Figure scripts:
####################
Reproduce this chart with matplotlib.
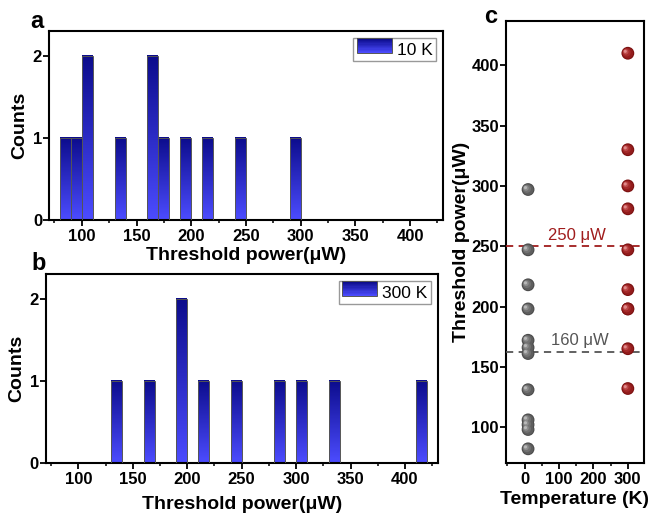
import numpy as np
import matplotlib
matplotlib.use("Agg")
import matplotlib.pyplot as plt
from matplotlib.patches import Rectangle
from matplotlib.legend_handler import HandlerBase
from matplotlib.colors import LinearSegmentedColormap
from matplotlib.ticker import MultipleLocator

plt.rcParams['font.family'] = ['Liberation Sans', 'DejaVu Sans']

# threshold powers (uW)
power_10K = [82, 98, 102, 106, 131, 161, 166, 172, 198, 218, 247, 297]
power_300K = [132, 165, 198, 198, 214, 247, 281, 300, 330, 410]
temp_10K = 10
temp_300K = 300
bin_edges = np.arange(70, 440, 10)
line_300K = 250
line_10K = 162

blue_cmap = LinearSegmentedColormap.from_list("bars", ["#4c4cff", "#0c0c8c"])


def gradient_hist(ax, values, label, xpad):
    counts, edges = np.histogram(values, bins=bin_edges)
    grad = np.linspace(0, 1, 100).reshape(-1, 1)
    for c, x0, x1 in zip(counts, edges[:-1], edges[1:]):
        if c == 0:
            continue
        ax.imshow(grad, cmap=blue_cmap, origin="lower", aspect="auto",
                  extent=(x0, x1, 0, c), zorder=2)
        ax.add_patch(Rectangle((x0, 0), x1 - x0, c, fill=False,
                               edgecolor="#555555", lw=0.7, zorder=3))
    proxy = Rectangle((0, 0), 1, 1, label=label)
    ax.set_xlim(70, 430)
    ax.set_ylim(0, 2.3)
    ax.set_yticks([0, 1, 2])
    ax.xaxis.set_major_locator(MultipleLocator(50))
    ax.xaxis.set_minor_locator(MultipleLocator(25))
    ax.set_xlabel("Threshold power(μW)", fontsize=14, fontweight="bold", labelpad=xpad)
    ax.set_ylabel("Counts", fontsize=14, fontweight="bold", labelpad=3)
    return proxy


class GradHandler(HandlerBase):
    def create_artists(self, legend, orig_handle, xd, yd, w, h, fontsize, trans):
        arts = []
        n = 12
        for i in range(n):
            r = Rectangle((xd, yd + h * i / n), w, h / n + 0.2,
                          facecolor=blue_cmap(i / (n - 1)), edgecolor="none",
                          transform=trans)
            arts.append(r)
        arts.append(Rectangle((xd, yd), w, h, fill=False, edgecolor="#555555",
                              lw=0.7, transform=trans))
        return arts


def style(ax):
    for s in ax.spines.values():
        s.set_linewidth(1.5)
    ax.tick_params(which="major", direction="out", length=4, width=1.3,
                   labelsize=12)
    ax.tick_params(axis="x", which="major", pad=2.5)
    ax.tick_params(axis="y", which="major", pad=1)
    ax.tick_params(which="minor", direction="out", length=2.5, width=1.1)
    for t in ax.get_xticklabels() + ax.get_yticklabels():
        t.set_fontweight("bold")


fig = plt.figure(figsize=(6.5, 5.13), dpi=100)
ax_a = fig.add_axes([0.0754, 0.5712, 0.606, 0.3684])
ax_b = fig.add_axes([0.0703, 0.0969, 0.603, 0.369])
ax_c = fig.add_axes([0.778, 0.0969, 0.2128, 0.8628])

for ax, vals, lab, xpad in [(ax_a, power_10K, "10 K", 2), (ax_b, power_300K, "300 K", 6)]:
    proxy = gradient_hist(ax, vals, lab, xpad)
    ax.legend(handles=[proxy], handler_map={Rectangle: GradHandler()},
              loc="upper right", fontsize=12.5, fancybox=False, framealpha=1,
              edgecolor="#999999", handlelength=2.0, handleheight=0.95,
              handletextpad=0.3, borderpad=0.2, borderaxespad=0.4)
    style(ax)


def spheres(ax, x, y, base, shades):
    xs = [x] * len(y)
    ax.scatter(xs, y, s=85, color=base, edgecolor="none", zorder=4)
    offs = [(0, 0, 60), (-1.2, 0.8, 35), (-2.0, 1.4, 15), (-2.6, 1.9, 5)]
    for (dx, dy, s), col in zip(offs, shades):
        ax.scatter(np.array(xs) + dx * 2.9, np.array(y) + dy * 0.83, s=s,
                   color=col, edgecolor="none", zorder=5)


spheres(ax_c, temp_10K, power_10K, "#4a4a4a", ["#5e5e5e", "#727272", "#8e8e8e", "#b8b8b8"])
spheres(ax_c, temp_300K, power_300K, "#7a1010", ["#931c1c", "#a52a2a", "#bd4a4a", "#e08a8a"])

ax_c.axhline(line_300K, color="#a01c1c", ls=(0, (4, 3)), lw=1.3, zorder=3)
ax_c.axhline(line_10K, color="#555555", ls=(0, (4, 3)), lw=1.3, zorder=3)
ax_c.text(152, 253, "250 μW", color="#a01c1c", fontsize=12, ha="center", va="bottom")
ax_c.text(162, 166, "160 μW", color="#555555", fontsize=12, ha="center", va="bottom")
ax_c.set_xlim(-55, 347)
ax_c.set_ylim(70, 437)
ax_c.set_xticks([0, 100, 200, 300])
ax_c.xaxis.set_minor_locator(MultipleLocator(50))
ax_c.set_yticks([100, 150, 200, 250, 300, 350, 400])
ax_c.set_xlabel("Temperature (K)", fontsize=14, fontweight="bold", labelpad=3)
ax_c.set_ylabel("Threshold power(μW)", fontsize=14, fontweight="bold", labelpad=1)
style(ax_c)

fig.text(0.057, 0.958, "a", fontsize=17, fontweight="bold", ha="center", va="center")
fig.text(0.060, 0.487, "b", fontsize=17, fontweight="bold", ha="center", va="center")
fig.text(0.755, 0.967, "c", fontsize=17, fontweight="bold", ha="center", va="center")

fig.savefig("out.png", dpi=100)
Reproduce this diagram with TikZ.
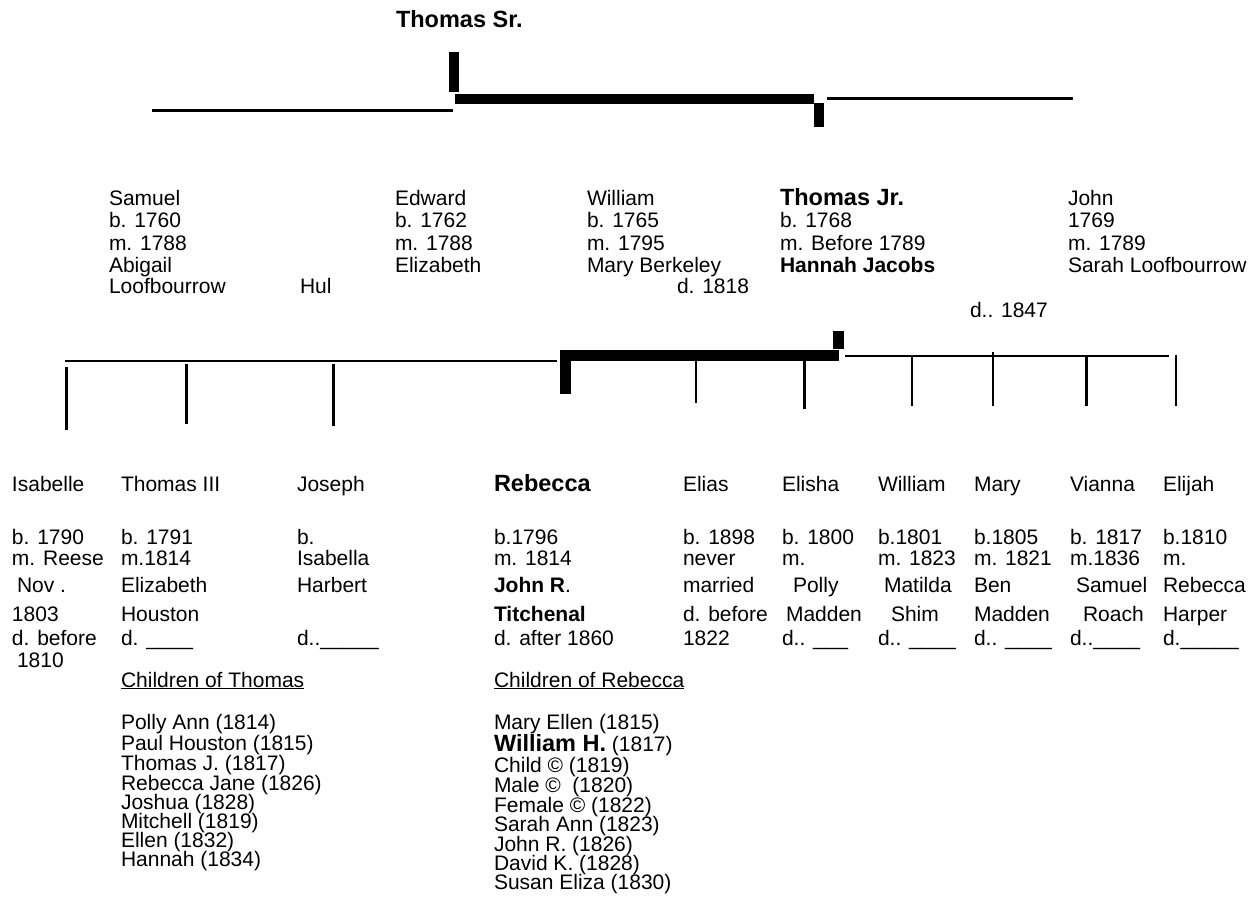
####################
Excluding the pictures, reproduce every entry exactly as given.

SOLUTION TO THIS PROBLEM
Reproduce this chart with matplotlib.
import numpy as np
import matplotlib
matplotlib.use("Agg")
import matplotlib.pyplot as plt
from matplotlib.patches import Rectangle
from matplotlib.legend_handler import HandlerBase
from matplotlib.colors import LinearSegmentedColormap
from matplotlib.ticker import MultipleLocator

plt.rcParams['font.family'] = ['Liberation Sans', 'DejaVu Sans']

# threshold powers (uW)
power_10K = [82, 98, 102, 106, 131, 161, 166, 172, 198, 218, 247, 297]
power_300K = [132, 165, 198, 198, 214, 247, 281, 300, 330, 410]
temp_10K = 10
temp_300K = 300
bin_edges = np.arange(70, 440, 10)
line_300K = 250
line_10K = 162

blue_cmap = LinearSegmentedColormap.from_list("bars", ["#4c4cff", "#0c0c8c"])


def gradient_hist(ax, values, label, xpad):
    counts, edges = np.histogram(values, bins=bin_edges)
    grad = np.linspace(0, 1, 100).reshape(-1, 1)
    for c, x0, x1 in zip(counts, edges[:-1], edges[1:]):
        if c == 0:
            continue
        ax.imshow(grad, cmap=blue_cmap, origin="lower", aspect="auto",
                  extent=(x0, x1, 0, c), zorder=2)
        ax.add_patch(Rectangle((x0, 0), x1 - x0, c, fill=False,
                               edgecolor="#555555", lw=0.7, zorder=3))
    proxy = Rectangle((0, 0), 1, 1, label=label)
    ax.set_xlim(70, 430)
    ax.set_ylim(0, 2.3)
    ax.set_yticks([0, 1, 2])
    ax.xaxis.set_major_locator(MultipleLocator(50))
    ax.xaxis.set_minor_locator(MultipleLocator(25))
    ax.set_xlabel("Threshold power(μW)", fontsize=14, fontweight="bold", labelpad=xpad)
    ax.set_ylabel("Counts", fontsize=14, fontweight="bold", labelpad=3)
    return proxy


class GradHandler(HandlerBase):
    def create_artists(self, legend, orig_handle, xd, yd, w, h, fontsize, trans):
        arts = []
        n = 12
        for i in range(n):
            r = Rectangle((xd, yd + h * i / n), w, h / n + 0.2,
                          facecolor=blue_cmap(i / (n - 1)), edgecolor="none",
                          transform=trans)
            arts.append(r)
        arts.append(Rectangle((xd, yd), w, h, fill=False, edgecolor="#555555",
                              lw=0.7, transform=trans))
        return arts


def style(ax):
    for s in ax.spines.values():
        s.set_linewidth(1.5)
    ax.tick_params(which="major", direction="out", length=4, width=1.3,
                   labelsize=12)
    ax.tick_params(axis="x", which="major", pad=2.5)
    ax.tick_params(axis="y", which="major", pad=1)
    ax.tick_params(which="minor", direction="out", length=2.5, width=1.1)
    for t in ax.get_xticklabels() + ax.get_yticklabels():
        t.set_fontweight("bold")


fig = plt.figure(figsize=(6.5, 5.13), dpi=100)
ax_a = fig.add_axes([0.0754, 0.5712, 0.606, 0.3684])
ax_b = fig.add_axes([0.0703, 0.0969, 0.603, 0.369])
ax_c = fig.add_axes([0.778, 0.0969, 0.2128, 0.8628])

for ax, vals, lab, xpad in [(ax_a, power_10K, "10 K", 2), (ax_b, power_300K, "300 K", 6)]:
    proxy = gradient_hist(ax, vals, lab, xpad)
    ax.legend(handles=[proxy], handler_map={Rectangle: GradHandler()},
              loc="upper right", fontsize=12.5, fancybox=False, framealpha=1,
              edgecolor="#999999", handlelength=2.0, handleheight=0.95,
              handletextpad=0.3, borderpad=0.2, borderaxespad=0.4)
    style(ax)


def spheres(ax, x, y, base, shades):
    xs = [x] * len(y)
    ax.scatter(xs, y, s=85, color=base, edgecolor="none", zorder=4)
    offs = [(0, 0, 60), (-1.2, 0.8, 35), (-2.0, 1.4, 15), (-2.6, 1.9, 5)]
    for (dx, dy, s), col in zip(offs, shades):
        ax.scatter(np.array(xs) + dx * 2.9, np.array(y) + dy * 0.83, s=s,
                   color=col, edgecolor="none", zorder=5)


spheres(ax_c, temp_10K, power_10K, "#4a4a4a", ["#5e5e5e", "#727272", "#8e8e8e", "#b8b8b8"])
spheres(ax_c, temp_300K, power_300K, "#7a1010", ["#931c1c", "#a52a2a", "#bd4a4a", "#e08a8a"])

ax_c.axhline(line_300K, color="#a01c1c", ls=(0, (4, 3)), lw=1.3, zorder=3)
ax_c.axhline(line_10K, color="#555555", ls=(0, (4, 3)), lw=1.3, zorder=3)
ax_c.text(152, 253, "250 μW", color="#a01c1c", fontsize=12, ha="center", va="bottom")
ax_c.text(162, 166, "160 μW", color="#555555", fontsize=12, ha="center", va="bottom")
ax_c.set_xlim(-55, 347)
ax_c.set_ylim(70, 437)
ax_c.set_xticks([0, 100, 200, 300])
ax_c.xaxis.set_minor_locator(MultipleLocator(50))
ax_c.set_yticks([100, 150, 200, 250, 300, 350, 400])
ax_c.set_xlabel("Temperature (K)", fontsize=14, fontweight="bold", labelpad=3)
ax_c.set_ylabel("Threshold power(μW)", fontsize=14, fontweight="bold", labelpad=1)
style(ax_c)

fig.text(0.057, 0.958, "a", fontsize=17, fontweight="bold", ha="center", va="center")
fig.text(0.060, 0.487, "b", fontsize=17, fontweight="bold", ha="center", va="center")
fig.text(0.755, 0.967, "c", fontsize=17, fontweight="bold", ha="center", va="center")

fig.savefig("out.png", dpi=100)
Reproduce this diagram with TikZ.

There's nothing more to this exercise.